Read the whole article (Sept. 8, 2010).
Ince also appeared on the widely listened-to Christy Clark radio show. From the promo: "You’ve heard of polygamy, but what about polyamory? It's the practice of having more than one intimate, consensual and committed relationship...." Listen here; jump ahead to start at 6:10. (The audio may disappear in a month, on October 8.)

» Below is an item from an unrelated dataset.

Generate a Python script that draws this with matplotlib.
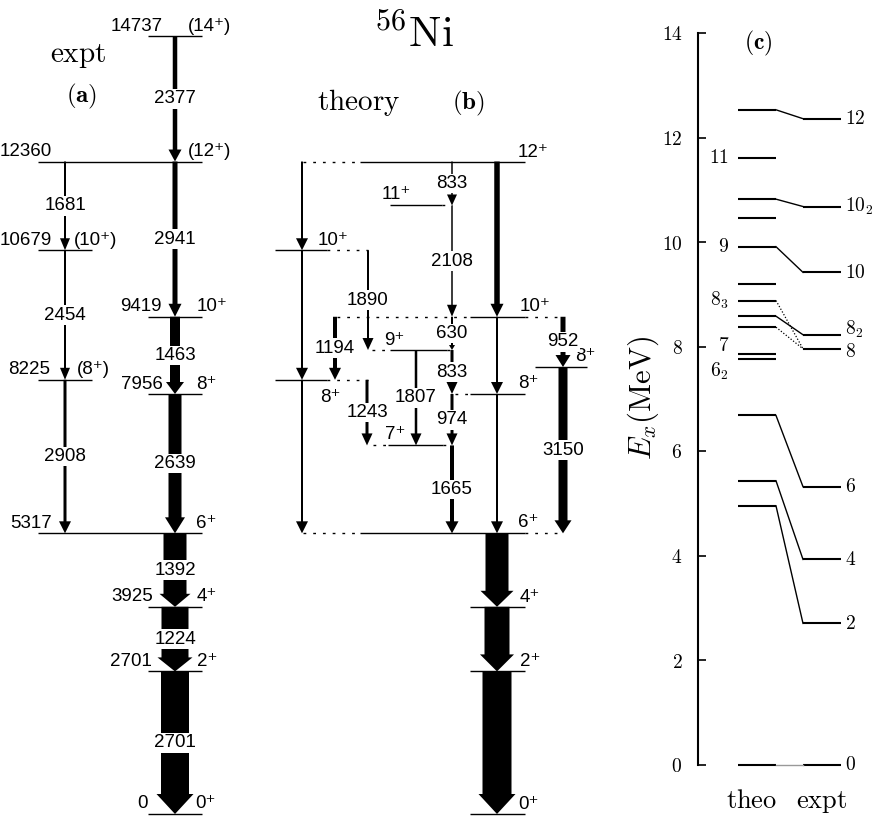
import matplotlib
matplotlib.use("Agg")
import matplotlib.pyplot as plt
from matplotlib import font_manager
from matplotlib.patches import FancyArrow
from matplotlib.ticker import FuncFormatter

plt.rcParams['mathtext.fontset'] = 'cm'

# narrow sans for the level scheme, if the narrow cut is installed
_names = {f.name for f in font_manager.fontManager.ttflist}
if 'Liberation Sans Narrow' in _names:
    SANS, FS = ['Liberation Sans Narrow', 'DejaVu Sans'], 15.5
else:
    SANS, FS = ['Liberation Sans', 'DejaVu Sans'], 13.5

W, H = 874, 818
Y0, KEV_PX = 814.0, 0.05279   # pixel row of E=0 and pixels per keV in panels (a), (b)

# ---------------------------
# Data
# ---------------------------
# (a) experiment: levels (keV) and spins
a_level_E = [14737, 12360, 10679, 9419, 8225, 7956, 5317, 3925, 2701, 0]
a_level_spin = ['(14⁺)', '(12⁺)', '(10⁺)', '10⁺', '(8⁺)', '8⁺', '6⁺', '4⁺', '2⁺', '0⁺']
# (a) gamma transitions
a_gamma_from = [14737, 12360, 12360, 10679, 9419, 8225, 7956, 5317, 3925, 2701]
a_gamma_to = [12360, 10679, 9419, 8225, 7956, 5317, 5317, 3925, 2701, 0]
a_gamma_label = ['2377', '1681', '2941', '2454', '1463', '2908', '2639', '1392', '1224', '2701']

# (b) theory: levels drawn at the experimental energies
b_level_E = [12360, 11527, 10679, 9419, 8789, 8467, 8225, 7956, 6982, 5317, 3925, 2701, 0]
b_level_spin = ['12⁺', '11⁺', '10⁺', '10⁺', '9⁺', '8⁺', '8⁺', '8⁺', '7⁺', '6⁺', '4⁺', '2⁺', '0⁺']
b_gamma_from = [12360, 10679, 8225, 10679, 12360, 11527, 12360, 9419, 7956, 9419, 9419,
                9419, 8467, 8789, 8789, 8225, 7956, 6982, 5317, 3925, 2701]
b_gamma_to = [10679, 8225, 5317, 8789, 11527, 9419, 9419, 7956, 5317, 8225, 8789,
              8467, 5317, 7956, 6982, 6982, 6982, 5317, 3925, 2701, 0]
b_gamma_label = [None, None, None, '1890', '833', '2108', None, None, None, '1194', '630',
                 '952', '3150', '833', '1807', '1243', '974', '1665', None, None, None]

# (c) theo vs expt (MeV)
c_theo_E = [12.53, 11.61, 10.82, 10.45, 9.91, 9.20, 8.88, 8.58, 8.37, 7.86, 7.77, 6.68, 5.43, 4.95, 0.0]
c_theo_label = ['', '11', '', '', '9', '', '8_3', '', '', '7', '6_2', '', '', '', '']
c_expt_E = [12.360, 10.679, 9.419, 8.225, 7.956, 5.317, 3.925, 2.701, 0.0]
c_expt_label = ['12', '10_2', '10', '8_2', '8', '6', '4', '2', '0']
c_link_theo = [12.53, 10.82, 9.91, 8.58, 8.88, 8.37, 6.68, 5.43, 4.95, 0.0]
c_link_expt = [12.360, 10.679, 9.419, 8.225, 7.956, 7.956, 5.317, 3.925, 2.701, 0.0]
c_link_style = ['-', '-', '-', '-', ':', ':', '-', '-', '-', 'gray']

# ---------------------------
# Layout (pixels)
# ---------------------------
a_level_x = [(148, 202), (38, 202), (38, 92), (148, 202), (38, 92),
             (148, 202), (38, 202), (148, 202), (148, 202), (148, 202)]
a_energy_x = [163, 52, 52, 162, 50, 163, 52, 153, 152, 148]
a_spin_x = [188, 188, 74, 197, 77, 196, 196, 197, 197, 195]
a_gamma_x = [175, 65, 175, 65, 175, 65, 175, 175, 175, 175]
a_gamma_w = [4.5, 2, 5, 2, 10, 3, 13, 23, 27, 28]
a_gamma_hw = [13, 10, 13, 10, 18, 12, 20, 31, 35, 37]
a_gamma_hl = [12, 12, 13, 12, 12, 12, 16, 13, 14, 20]

b_level_x = [(360, 525), (390, 442), (275, 327), (470, 525), (390, 447), (535, 587),
             (275, 327), (470, 525), (388, 443), (360, 525), (470, 525), (470, 525), (470, 525)]
b_level_dots = [[(303, 360)], [(442, 452)], [(327, 368)], [(337, 470), (525, 563)],
                [(372, 390), (447, 452)], [], [(327, 368)], [(455, 470)],
                [(373, 388), (443, 452)], [(303, 360), (525, 563)], [], [], []]
b_spin_x = [518, 382, 318, 520, 384, 575, 320, 518, 385, 518, 520, 520, 518]
b_spin_dy = [5, 6, 5, 6, 5, 6, -22, 6, 6, 6, 5, 5, 5]
b_gamma_x = [302, 302, 302, 368, 452, 452, 497, 497, 497, 335, 452,
             563, 563, 452, 416, 367, 452, 452, 497, 497, 497]
b_gamma_w = [2, 2, 2, 2, 1.5, 1.5, 5.5, 2, 2, 4, 2, 5, 9, 3, 2.5, 3, 3, 4, 23, 25, 29]
b_gamma_hw = [12, 12, 12, 11, 10, 10, 13, 12, 12, 12, 6, 15, 17, 11, 11, 11, 11, 13, 33, 34, 37]
b_gamma_hl = [12, 12, 12, 12, 11, 12, 13, 12, 12, 12, 5, 12, 13, 12, 12, 12, 12, 12, 16, 17, 20]


def fx(px):
    return px / W


def fy(py):
    return 1 - py / H


fig = plt.figure(figsize=(W / 100, H / 100), dpi=100)
ax = fig.add_axes([0, 0, 1, 1])
ax.set_xlim(0, W)
ax.set_ylim(-(H - Y0) / KEV_PX, Y0 / KEV_PX)
ax.axis('off')


def level(x0, x1, E, dotted=False):
    ls = (0, (2, 5)) if dotted else '-'
    ax.plot([x0, x1], [E, E], color='k', lw=1.0, ls=ls, solid_capstyle='butt', zorder=1)


def gamma(x, e_from, e_to, w, hw, hl, label):
    ax.add_patch(FancyArrow(x, e_from, 0, e_to - e_from, width=w, head_width=hw,
                            head_length=hl / KEV_PX, length_includes_head=True,
                            color='k', lw=0, zorder=2))
    if label:
        ax.text(x, (e_from + e_to) / 2, label, ha='center', va='center', fontsize=FS,
                family=SANS, zorder=3,
                bbox=dict(fc='white', ec='none', pad=1.0))


# ---------------------------
# Panel (a)
# ---------------------------
for i, E in enumerate(a_level_E):
    level(*a_level_x[i], E)
    ax.text(a_energy_x[i], E + 5.5 / KEV_PX, str(E), ha='right', va='baseline',
            fontsize=FS, family=SANS)
    ax.text(a_spin_x[i], E + 5.5 / KEV_PX, a_level_spin[i], ha='left', va='baseline',
            fontsize=FS, family=SANS)

for i in range(len(a_gamma_from)):
    gamma(a_gamma_x[i], a_gamma_from[i], a_gamma_to[i], a_gamma_w[i],
          a_gamma_hw[i], a_gamma_hl[i], a_gamma_label[i])

# ---------------------------
# Panel (b)
# ---------------------------
for i, E in enumerate(b_level_E):
    level(*b_level_x[i], E)
    for seg in b_level_dots[i]:
        level(*seg, E, dotted=True)
    ax.text(b_spin_x[i], E + b_spin_dy[i] / KEV_PX, b_level_spin[i], ha='left',
            va='baseline', fontsize=FS, family=SANS)

for i in range(len(b_gamma_from)):
    gamma(b_gamma_x[i], b_gamma_from[i], b_gamma_to[i], b_gamma_w[i],
          b_gamma_hw[i], b_gamma_hl[i], b_gamma_label[i])

# headings
fig.text(fx(414), fy(47), r'$^{56}\mathrm{Ni}$', ha='center', va='baseline', fontsize=31)
fig.text(fx(78), fy(62), r'$\mathrm{expt}$', ha='center', va='baseline', fontsize=21)
fig.text(fx(82), fy(96), r'$\mathbf{(a)}$', ha='center', va='center', fontsize=18)
fig.text(fx(359), fy(110), r'$\mathrm{theory}$', ha='center', va='baseline', fontsize=21)
fig.text(fx(468), fy(103), r'$\mathbf{(b)}$', ha='center', va='center', fontsize=18)

# ---------------------------
# Panel (c)
# ---------------------------
C0, C_TOP, C_BOT = 697.7, 33.0, 764.5
ax2 = fig.add_axes([fx(C0), (H - C_BOT) / H, (W - C0) / W, (C_BOT - C_TOP) / H])
ax2.set_xlim(C0, W)
ax2.set_ylim(0, 14)
ax2.patch.set_alpha(0)
for s in ['top', 'right', 'bottom']:
    ax2.spines[s].set_visible(False)
ax2.spines['left'].set_linewidth(1.5)
ax2.set_xticks([])
ax2.set_yticks(range(0, 15, 2))
ax2.tick_params(axis='y', direction='in', length=6, width=1.2, labelsize=14, pad=11)
ax2.yaxis.set_major_formatter(FuncFormatter(lambda v, p: f'${int(v)}$'))

TH = (738, 776)
EX = (803, 841)
for E in c_theo_E:
    ax2.plot(TH, [E, E], color='k', lw=1.5, solid_capstyle='butt', clip_on=False)
for E in c_expt_E:
    ax2.plot(EX, [E, E], color='k', lw=1.5, solid_capstyle='butt', clip_on=False)
for t, e, st in zip(c_link_theo, c_link_expt, c_link_style):
    if st == 'gray':
        ax2.plot([TH[1], EX[0]], [t, e], color='0.6', lw=1.0, clip_on=False)
    elif st == ':':
        ax2.plot([TH[1], EX[0]], [t, e], color='k', lw=0.9, ls=(0, (1, 1.5)), clip_on=False)
    else:
        ax2.plot([TH[1], EX[0]], [t, e], color='k', lw=1.0, clip_on=False)

# labels nudged (MeV) where lines lie close together
c_theo_dy = {'7': 0.15, '6_2': -0.24}
c_expt_dy = {'8_2': 0.1, '8': -0.06}
for E, lab in zip(c_theo_E, c_theo_label):
    if lab:
        ax2.text(729, E + c_theo_dy.get(lab, 0.0), r'$\mathbf{%s}$' % lab,
                 ha='right', va='center', fontsize=14)
for E, lab in zip(c_expt_E, c_expt_label):
    ax2.text(845, E + c_expt_dy.get(lab, 0.0), r'$\mathbf{%s}$' % lab, ha='left',
             va='center', fontsize=14, clip_on=False)

fig.text(fx(643), fy(398), r'$E_x(\mathrm{MeV})$', rotation=90, ha='center', va='center',
         fontsize=22)
fig.text(fx(758), fy(43), r'$\mathbf{(c)}$', ha='center', va='center', fontsize=17)
fig.text(fx(752), fy(808), r'$\mathrm{theo}$', ha='center', va='baseline', fontsize=19)
fig.text(fx(822), fy(808), r'$\mathrm{expt}$', ha='center', va='baseline', fontsize=19)

fig.savefig('out.png', dpi=100)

An article appeared on MAARS.net, "the global legal network" for human rights, with an out-and-proud photo; this article is mostly taken from the others above. It adds, quoting Wikipedia,
Polyamory, often abbreviated to poly, is sometimes described as consensual, ethical, or responsible non-monogamy. The word is occasionally used more broadly to refer to any sexual or romantic relationships that are not sexually exclusive, though there is disagreement on how broadly it applies; an emphasis on ethics, honesty, and transparency all around is widely regarded as the crucial defining characteristic.
Read the whole article.
And this afternoon the story made a GLBT paper in Boston, The Edge:
The ’New Gay?’ Polyamorists Pursue Legitimacy.
by Kilian Melloy
...Bramham wrote, polyamory is seen by its advocates as "the way of the future," and to an extent, the way of the present as well....
...For many people, any form of relationship falling outside the male/female pair-bonding model tends to be grouped into one amorphous category. An essay on polyamory at blog The Writerly Life notes, "Other ’kinks’ have come and gone as the primary target of "polite" society’s moral outrage--homosexuality, orgies, swinging--and forged, in some people’s homes, an uneasy truce. Polyamory, then, might be the last taboo--possibly because many people can barely navigate the obstacles of one relationship, let alone several....
Whole article. (Sept. 9, 2010).
Overseas, on what seems to be an India news site based in the U.K.: Polyamory Group Goes to Court for Legalization.
More to come, for sure. As I've said, this is the poly movement's biggest legal initiative since Loving More took on the April Divilbiss child-custody case in 1998-99.